Task prompt:
Write the listing below out again exactly, dropping the images.

>>>

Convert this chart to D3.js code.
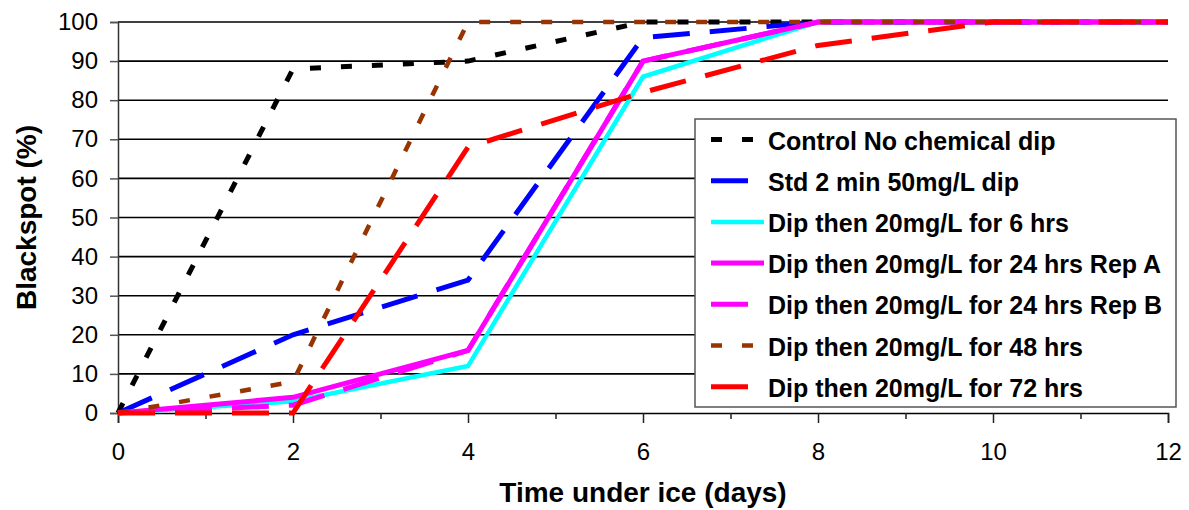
<!DOCTYPE html>
<html>
<head>
<meta charset="utf-8">
<script src="https://cdn.jsdelivr.net/npm/d3@7"></script>
<style>
  html, body { margin: 0; padding: 0; background: #fff; }
  svg { display: block; font-family: "Liberation Sans", Arial, sans-serif; }
</style>
</head>
<body>
<svg id="chart" width="1189" height="510"></svg>
<script>
// Days under ice at which blackspot was scored
const days = [0, 2, 4, 6, 8, 10, 12];

// Blackspot incidence (%) per treatment
const control = [0, 88, 90, 100, 100, 100, 100];
const std2min = [0, 20, 34, 96, 100, 100, 100];
const dip6 = [0, 3, 12, 86, 100, 100, 100];
const dip24A = [0, 4, 16, 90, 100, 100, 100];
const dip24B = [0, 2, 16, 90, 100, 100, 100];
const dip48 = [0, 8, 100, 100, 100, 100, 100];
const dip72 = [0, 0, 68, 82, 94, 100, 100];

const seriesNames = [
  "Control No chemical dip",
  "Std 2 min 50mg/L dip",
  "Dip then 20mg/L for 6 hrs",
  "Dip then 20mg/L for 24 hrs Rep A",
  "Dip then 20mg/L for 24 hrs Rep B",
  "Dip then 20mg/L for 48 hrs",
  "Dip then 20mg/L for 72 hrs"
];
const seriesValues = [control, std2min, dip6, dip24A, dip24B, dip48, dip72];

const xTicks = [0, 2, 4, 6, 8, 10, 12];
const xMinorTicks = [1, 3, 5, 7, 9, 11];
const yTicks = [0, 10, 20, 30, 40, 50, 60, 70, 80, 90, 100];

// Stroke styles per series
const styles = [
  { color: "#000000", width: 5, dash: "11,20" },
  { color: "#0000ff", width: 5, dash: "37,20" },
  { color: "#00ffff", width: 4.5, dash: null },
  { color: "#ff00ff", width: 5, dash: null },
  { color: "#ff00ff", width: 5, dash: "37,20" },
  { color: "#993300", width: 4.5, dash: "11,20" },
  { color: "#ff0000", width: 5, dash: "37,20" }
];

const svg = d3.select("#chart");
const plotLeft = 118, plotRight = 1168, plotTop = 22, plotBottom = 413;

const x = d3.scaleLinear().domain([0, 12]).range([plotLeft, plotRight]);
const y = d3.scaleLinear().domain([0, 100]).range([plotBottom, plotTop]);

// Horizontal gridlines
svg.append("g")
  .selectAll("line")
  .data(yTicks.filter(d => d > 0))
  .join("line")
  .attr("x1", plotLeft).attr("x2", plotRight)
  .attr("y1", d => y(d)).attr("y2", d => y(d))
  .attr("stroke", "#000").attr("stroke-width", 1.6);

// Y axis
const yAxis = svg.append("g")
  .attr("transform", `translate(${plotLeft},0)`)
  .call(d3.axisLeft(y).tickValues(yTicks).tickSize(8).tickPadding(12));
yAxis.select(".domain").attr("stroke", "#333").attr("stroke-width", 1.5);
yAxis.selectAll(".tick line").attr("stroke", "#555").attr("stroke-width", 1.5);
yAxis.selectAll("text").attr("font-size", 24).attr("fill", "#000")
  .attr("font-family", "Liberation Sans, Arial, sans-serif");

// X axis with major and minor ticks
const xAxis = svg.append("g")
  .attr("transform", `translate(0,${plotBottom})`)
  .call(d3.axisBottom(x).tickValues(xTicks).tickSize(10).tickPadding(20));
xAxis.select(".domain").attr("stroke", "#000").attr("stroke-width", 1.5);
xAxis.selectAll(".tick line").attr("stroke", "#222").attr("stroke-width", 1.5);
xAxis.selectAll("text").attr("font-size", 24).attr("fill", "#000")
  .attr("font-family", "Liberation Sans, Arial, sans-serif");

svg.append("g")
  .attr("transform", `translate(0,${plotBottom})`)
  .call(d3.axisBottom(x).tickValues(xMinorTicks).tickSize(6).tickFormat(""))
  .call(g => g.select(".domain").remove())
  .call(g => g.selectAll(".tick line").attr("stroke", "#222").attr("stroke-width", 1.5));

// Series lines
const line = d3.line().x((d, i) => x(days[i])).y(d => y(d));
svg.append("g")
  .selectAll("path")
  .data(seriesValues)
  .join("path")
  .attr("d", d => line(d))
  .attr("fill", "none")
  .attr("stroke", (d, i) => styles[i].color)
  .attr("stroke-width", (d, i) => styles[i].width)
  .attr("stroke-dasharray", (d, i) => styles[i].dash)
  .attr("stroke-linejoin", "miter");

// Axis titles
svg.append("text")
  .attr("x", (plotLeft + plotRight) / 2).attr("y", 502)
  .attr("text-anchor", "middle")
  .attr("font-size", 28).attr("font-weight", "bold")
  .text("Time under ice (days)");

svg.append("text")
  .attr("transform", `translate(36,${(plotTop + plotBottom) / 2}) rotate(-90)`)
  .attr("text-anchor", "middle")
  .attr("font-size", 28).attr("font-weight", "bold")
  .text("Blackspot (%)");

// Legend
const legend = svg.append("g");
legend.append("rect")
  .attr("x", 695).attr("y", 119)
  .attr("width", 481).attr("height", 288)
  .attr("fill", "#fff").attr("stroke", "#555").attr("stroke-width", 1.5);

const rows = legend.selectAll("g.row")
  .data(seriesNames)
  .join("g")
  .attr("class", "row")
  .attr("transform", (d, i) => `translate(0,${149.5 + i * 41.2})`);

rows.append("line")
  .attr("x1", 711).attr("x2", 764)
  .attr("y1", -10).attr("y2", -10)
  .attr("stroke", (d, i) => styles[i].color)
  .attr("stroke-width", (d, i) => styles[i].width)
  .attr("stroke-dasharray", (d, i) => styles[i].dash);

rows.append("text")
  .attr("x", 768).attr("y", 0)
  .attr("font-size", 25).attr("font-weight", "bold")
  .text(d => d);
</script>
</body>
</html>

<<<

Exercise answer:
Convert this chart to D3.js code.
<!DOCTYPE html>
<html>
<head>
<meta charset="utf-8">
<script src="https://cdn.jsdelivr.net/npm/d3@7"></script>
<style>
  html, body { margin: 0; padding: 0; background: #fff; }
  svg { display: block; font-family: "Liberation Sans", Arial, sans-serif; }
</style>
</head>
<body>
<svg id="chart" width="1189" height="510"></svg>
<script>
// Days under ice at which blackspot was scored
const days = [0, 2, 4, 6, 8, 10, 12];

// Blackspot incidence (%) per treatment
const control = [0, 88, 90, 100, 100, 100, 100];
const std2min = [0, 20, 34, 96, 100, 100, 100];
const dip6 = [0, 3, 12, 86, 100, 100, 100];
const dip24A = [0, 4, 16, 90, 100, 100, 100];
const dip24B = [0, 2, 16, 90, 100, 100, 100];
const dip48 = [0, 8, 100, 100, 100, 100, 100];
const dip72 = [0, 0, 68, 82, 94, 100, 100];

const seriesNames = [
  "Control No chemical dip",
  "Std 2 min 50mg/L dip",
  "Dip then 20mg/L for 6 hrs",
  "Dip then 20mg/L for 24 hrs Rep A",
  "Dip then 20mg/L for 24 hrs Rep B",
  "Dip then 20mg/L for 48 hrs",
  "Dip then 20mg/L for 72 hrs"
];
const seriesValues = [control, std2min, dip6, dip24A, dip24B, dip48, dip72];

const xTicks = [0, 2, 4, 6, 8, 10, 12];
const xMinorTicks = [1, 3, 5, 7, 9, 11];
const yTicks = [0, 10, 20, 30, 40, 50, 60, 70, 80, 90, 100];

// Stroke styles per series
const styles = [
  { color: "#000000", width: 5, dash: "11,20" },
  { color: "#0000ff", width: 5, dash: "37,20" },
  { color: "#00ffff", width: 4.5, dash: null },
  { color: "#ff00ff", width: 5, dash: null },
  { color: "#ff00ff", width: 5, dash: "37,20" },
  { color: "#993300", width: 4.5, dash: "11,20" },
  { color: "#ff0000", width: 5, dash: "37,20" }
];

const svg = d3.select("#chart");
const plotLeft = 118, plotRight = 1168, plotTop = 22, plotBottom = 413;

const x = d3.scaleLinear().domain([0, 12]).range([plotLeft, plotRight]);
const y = d3.scaleLinear().domain([0, 100]).range([plotBottom, plotTop]);

// Horizontal gridlines
svg.append("g")
  .selectAll("line")
  .data(yTicks.filter(d => d > 0))
  .join("line")
  .attr("x1", plotLeft).attr("x2", plotRight)
  .attr("y1", d => y(d)).attr("y2", d => y(d))
  .attr("stroke", "#000").attr("stroke-width", 1.6);

// Y axis
const yAxis = svg.append("g")
  .attr("transform", `translate(${plotLeft},0)`)
  .call(d3.axisLeft(y).tickValues(yTicks).tickSize(8).tickPadding(12));
yAxis.select(".domain").attr("stroke", "#333").attr("stroke-width", 1.5);
yAxis.selectAll(".tick line").attr("stroke", "#555").attr("stroke-width", 1.5);
yAxis.selectAll("text").attr("font-size", 24).attr("fill", "#000")
  .attr("font-family", "Liberation Sans, Arial, sans-serif");

// X axis with major and minor ticks
const xAxis = svg.append("g")
  .attr("transform", `translate(0,${plotBottom})`)
  .call(d3.axisBottom(x).tickValues(xTicks).tickSize(10).tickPadding(20));
xAxis.select(".domain").attr("stroke", "#000").attr("stroke-width", 1.5);
xAxis.selectAll(".tick line").attr("stroke", "#222").attr("stroke-width", 1.5);
xAxis.selectAll("text").attr("font-size", 24).attr("fill", "#000")
  .attr("font-family", "Liberation Sans, Arial, sans-serif");

svg.append("g")
  .attr("transform", `translate(0,${plotBottom})`)
  .call(d3.axisBottom(x).tickValues(xMinorTicks).tickSize(6).tickFormat(""))
  .call(g => g.select(".domain").remove())
  .call(g => g.selectAll(".tick line").attr("stroke", "#222").attr("stroke-width", 1.5));

// Series lines
const line = d3.line().x((d, i) => x(days[i])).y(d => y(d));
svg.append("g")
  .selectAll("path")
  .data(seriesValues)
  .join("path")
  .attr("d", d => line(d))
  .attr("fill", "none")
  .attr("stroke", (d, i) => styles[i].color)
  .attr("stroke-width", (d, i) => styles[i].width)
  .attr("stroke-dasharray", (d, i) => styles[i].dash)
  .attr("stroke-linejoin", "miter");

// Axis titles
svg.append("text")
  .attr("x", (plotLeft + plotRight) / 2).attr("y", 502)
  .attr("text-anchor", "middle")
  .attr("font-size", 28).attr("font-weight", "bold")
  .text("Time under ice (days)");

svg.append("text")
  .attr("transform", `translate(36,${(plotTop + plotBottom) / 2}) rotate(-90)`)
  .attr("text-anchor", "middle")
  .attr("font-size", 28).attr("font-weight", "bold")
  .text("Blackspot (%)");

// Legend
const legend = svg.append("g");
legend.append("rect")
  .attr("x", 695).attr("y", 119)
  .attr("width", 481).attr("height", 288)
  .attr("fill", "#fff").attr("stroke", "#555").attr("stroke-width", 1.5);

const rows = legend.selectAll("g.row")
  .data(seriesNames)
  .join("g")
  .attr("class", "row")
  .attr("transform", (d, i) => `translate(0,${149.5 + i * 41.2})`);

rows.append("line")
  .attr("x1", 711).attr("x2", 764)
  .attr("y1", -10).attr("y2", -10)
  .attr("stroke", (d, i) => styles[i].color)
  .attr("stroke-width", (d, i) => styles[i].width)
  .attr("stroke-dasharray", (d, i) => styles[i].dash);

rows.append("text")
  .attr("x", 768).attr("y", 0)
  .attr("font-size", 25).attr("font-weight", "bold")
  .text(d => d);
</script>
</body>
</html>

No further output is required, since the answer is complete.